We conclude with a summary of the above schemes in a table.

Source: IOSG Ventures

Closing Thoughts

After discussing the above data availability issues, we find that all the solutions are essentially trade-offs under the mutual constraints of the scalability trilemma, and the difference between the solutions lies in the “granularity” of the trade-offs.

From the user’s perspective, it makes sense for the protocol to offer the option of on-chain and off-chain data availability. This is because the user’s sensitivity to security and cost varies among different application scenarios or user groups.

We discussed more about the data availability layer support for Ethereum and Rollup. In terms of cross-chain context, Polkadot’s relay chain provides native security for data availability for other parallel chains; while Cosmos IBC relies on a light client model, so it is critical to ensure that light clients can verify data availability for both source and destination chains.

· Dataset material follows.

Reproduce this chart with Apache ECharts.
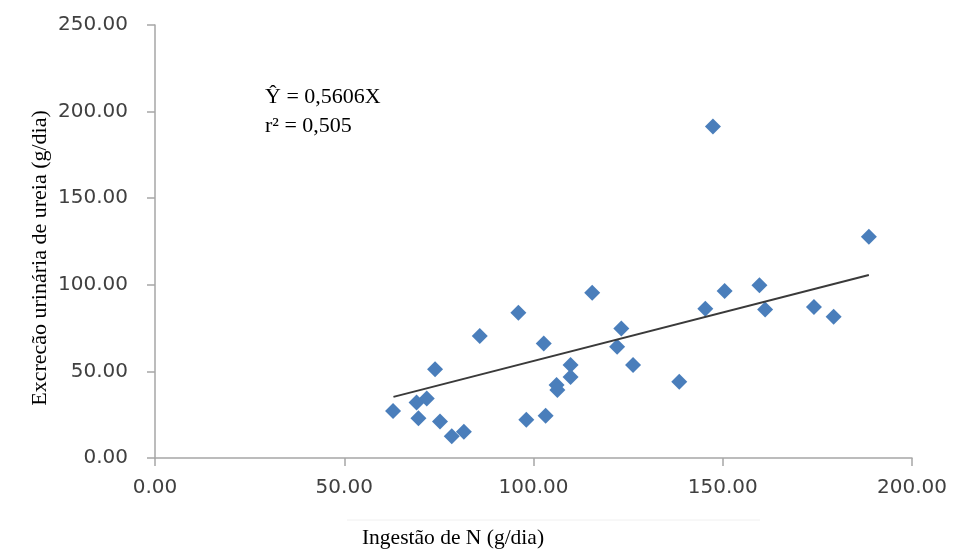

The benefit of modularity is the pluggability and flexibility to adapt protocols on-demand: for example, to unburden Ethereum of data availability while ensuring security and trust; or to increase the security level of the light client model and reduce trust assumptions in a multi-chain ecosystem. Not only limited to Ethereum, data availability can be useful in multi-chain ecosystems and even more application scenarios in the future.

We believe that in the next 3 to 5 years, the blockchain architecture will inevitably evolve from monolithic to modular, with each layer showing low coupling. Rollup-as-a-Service (RaaS), Data Availability-as-a-Service (DAaaS), and many other modular components may emerge in the future to realize the composability of blockchain architecture ‘LEGO’. Modular blockchains are one of the key narratives underpinning the next cycle.

And the value of the data availability layer is still to be explored.